Department | Department of Applied Mathematics |

Supervisor | Professor Amy Novick-Cohen |

The grain boundary mobility is a crucial parameter in controlling the microstructure of solids. Classical mobility measurements rely on the motion of a U-shaped grain boundary in the "half-loop" geometry and neglect the effect of the exterior surface. Employing asymptotic analysis, we have taken the effect of the exterior surface into account and have found the leading order correction to the grain boundary mobility which gets measured experimentally.

In the "half-loop" geometry a U-shaped grain extends in an otherwise single crystal. The interface between the two grains, known as the grain boundary, contacts the exterior surface along a "groove root" where various balance laws hold. This geometry entails two types of motion: motion by mean curvature of the grain boundary, and motion by surface diffusion of the exterior surfaces. These motions can be modeled by a system of non-linear PDEs.

There is a parameter *m*,
defined as the ratio of the free energy of the grain boundary to the free
energy of the exterior surface, which is influentional in the determining
boundary conditions, and *m*>0 causes the appearance of "thermal
grooving" along the intersection of the grain boundary with the exterior
surface. Typically 0<*m*<1/3, therefore, one may seek asymptotic
solutions to this problem, based on some power of *m*. When *m*=0,
the "thermal groove" vanishes and the grain boundary velocity is
proportional to the grain boundary curvature.

In this thesis we have investigated
the first order perturbations to the solution to the problem with *m*=0.
Employing an arc-length parameterization of the projection of "thermal groove"
on the *xy*-plane, and asymptotic expansions in *m*^{2/3}, we
have obtained a system of linear PDEs and a set of boundary conditions.

We have demonstrated that the grain boundary profile is parabolic. Additionally, we have obtained an expression for the correction term to the horizontal velocity of the U-shaped grain.

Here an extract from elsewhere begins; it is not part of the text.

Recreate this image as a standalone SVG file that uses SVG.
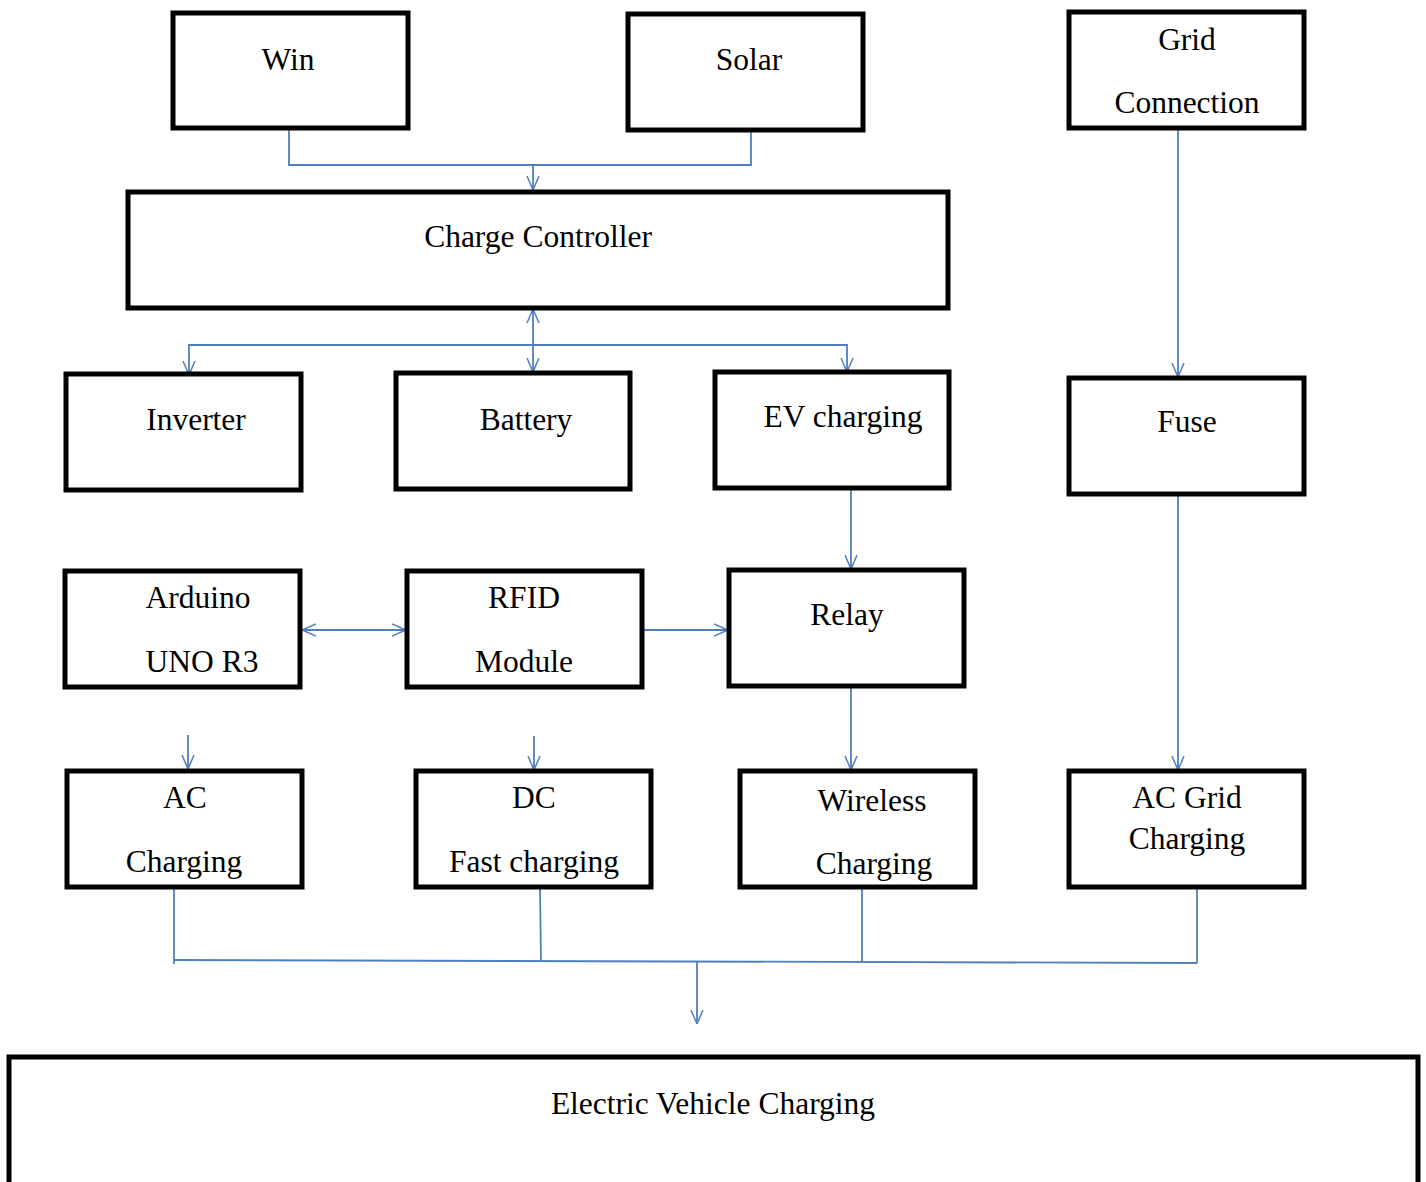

Finally, we have used these results
to find the ratio between *A*_{eff} and *A*, where *A*
is the mobility coefficient appearing in the equation for motion by mean
curvature, and *A*_{eff} is the laboratory measurement of the
mobility coefficient which_{ } neglects the influence of the exterior
surfaces. The ratio that we find, takes into account the shape of the exterior
surfaces and the "groove root," as well as the surface free energies
of the exterior surfaces and the grain boundary. Thus, our results should
improve interpretation of experiment.